All home games were played at Goodwin Stadium in Tempe, Arizona.

==Schedule==

| Date | Opponent | Site | Result | Attendance | Source |
| September 21 | at San Diego State* | Aztec Bowl; San Diego, CA; | W 20–0 | 3,500 |  |
| September 30 | West Texas State* | Goodwin Stadium; Tempe, AZ; | W 19–0 | 5,000 |  |
| October 7 | Cal Poly* | Goodwin Stadium; Tempe, AZ; | W 35–0 |  |  |
| October 14 | Whittier* | Goodwin Stadium; Tempe, AZ; | W 28–0 |  |  |
| October 20 | at New Mexico A&M | Quesenberry Field; Las Cruces, NM; | W 7–0 |  |  |
| October 28 | Texas Mines | Goodwin Stadium; Tempe, AZ; | W 27–7 |  |  |
| November 4 | vs. Hardin–Simmons* | Fly Field; Odessa, TX; | L 7–19 |  |  |
| November 11 | Arizona State–Flagstaff | Goodwin Stadium; Tempe, AZ; | W 41–6 |  |  |
| November 18 | New Mexico | Goodwin Stadium; Tempe, AZ; | W 28–6 | 10,000 |  |
| November 23 | at San Diego Marines* | Balboa Stadium; San Diego, CA; | L 0–18 | 6,000 |  |
| January 1, 1940 | vs. Catholic University* | Kidd Field; El Paso, TX (Sun Bowl); | T 0–0 | 12,000–13,000 |  |
*Non-conference game;

==Game summaries==
===Regular season===
In the season opener, Arizona State delivered a 20–0 road shutout victory over San Diego State. The Bulldogs produced another shutout in their home opener, as they beat West Texas State 19–0 in Tempe. Arizona State shut out Cal Poly 35–0 at Goodwin Stadium, as halfback Hascall Henshaw scored a touchdown on a 91-yard kickoff return. The Bulldogs prevailed for a 28–0 home win against Whittier. Arizona State earned a 7–0 road win at New Mexico State, marking their fifth consecutive shutout victory to begin the season. The Bulldogs outlasted Texas-El Paso, 27–7, in Tempe. Arizona State's six-game winning streak was snapped in a 19–7 road loss at Hardin-Simmons. The Bulldogs responded with a convincing 41–6 home victory over NAU. Arizona State delivered a 28–6 win against New Mexico at Goodwin Stadium. In the regular season finale, the Bulldogs suffered an 18–0 road loss to the San Diego Marines.

===1940 Sun Bowl===

On January 1, 1940, Arizona State played to a 0–0 tie against Catholic University in the 1940 Sun Bowl. The game was played at Kidd Field in El Paso, Texas with a crowd of 13,000 persons in attendance. It marked the only meeting between the teams in school history. The Bulldogs held Catholic University to only four first downs, but Arizona State lost four fumbles and threw several interceptions. Fullback Wayne Pitts had 15 carries for 89 rushing yards for Arizona State. It was the first bowl game in Arizona State school history.

==Roster==
The usual Arizona State lineup included left end Bob Lackey, left tackle Mark Kalastro, left guard Albert Sanserino, center Bob Walberg, right guard Louis Rappaport, right tackle Ted Anderson, right end Sam Andrews, quarterback Walt Ruth, halfbacks Wiley Aker and Hascall Henshaw, and fullback Bill Davis.

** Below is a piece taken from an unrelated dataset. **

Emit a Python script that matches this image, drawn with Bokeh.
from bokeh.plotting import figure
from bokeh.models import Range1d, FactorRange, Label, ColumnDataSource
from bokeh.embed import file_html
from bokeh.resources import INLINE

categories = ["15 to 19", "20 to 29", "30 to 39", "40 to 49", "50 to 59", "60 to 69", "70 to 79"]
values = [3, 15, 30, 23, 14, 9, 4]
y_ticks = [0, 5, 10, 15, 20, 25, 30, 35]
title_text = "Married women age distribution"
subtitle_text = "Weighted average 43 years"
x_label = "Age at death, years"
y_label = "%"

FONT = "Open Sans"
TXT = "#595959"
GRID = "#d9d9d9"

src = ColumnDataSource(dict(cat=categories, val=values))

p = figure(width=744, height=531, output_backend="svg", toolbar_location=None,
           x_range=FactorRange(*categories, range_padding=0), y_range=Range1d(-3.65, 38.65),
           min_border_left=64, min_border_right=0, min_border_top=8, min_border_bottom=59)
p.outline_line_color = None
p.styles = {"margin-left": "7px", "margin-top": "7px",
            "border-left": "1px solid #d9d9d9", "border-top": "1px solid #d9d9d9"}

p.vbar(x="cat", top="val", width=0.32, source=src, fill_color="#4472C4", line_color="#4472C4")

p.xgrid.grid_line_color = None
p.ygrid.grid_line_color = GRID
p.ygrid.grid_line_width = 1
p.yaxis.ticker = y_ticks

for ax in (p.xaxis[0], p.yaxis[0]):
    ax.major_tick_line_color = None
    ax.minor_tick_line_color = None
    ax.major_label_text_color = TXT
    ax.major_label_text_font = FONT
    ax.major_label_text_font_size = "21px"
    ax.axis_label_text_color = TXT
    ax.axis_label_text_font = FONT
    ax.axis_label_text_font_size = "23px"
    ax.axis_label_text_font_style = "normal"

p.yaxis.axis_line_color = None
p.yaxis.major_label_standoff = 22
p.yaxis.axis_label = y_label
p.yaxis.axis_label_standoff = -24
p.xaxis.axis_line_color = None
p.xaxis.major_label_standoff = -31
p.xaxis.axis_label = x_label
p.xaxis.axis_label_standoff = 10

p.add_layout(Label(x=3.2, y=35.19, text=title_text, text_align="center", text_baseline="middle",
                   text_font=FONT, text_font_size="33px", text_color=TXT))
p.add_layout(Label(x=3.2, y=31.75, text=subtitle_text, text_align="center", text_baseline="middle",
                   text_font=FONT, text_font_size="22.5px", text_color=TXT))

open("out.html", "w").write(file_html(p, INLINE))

Ted Anderson, John Balshor, Leo Burns, Dominic Campolo, and Frank Consentino were also on roster.

==Awards and honors==
Halfback Joe Hernandez, fullback Wayne Pitts, and guards Noble Riggs and Albert Sanserino each earned All-Border Conference honors for the 1939 football season.

Fullback Wayne Pitts earned Little All-America second-team honors.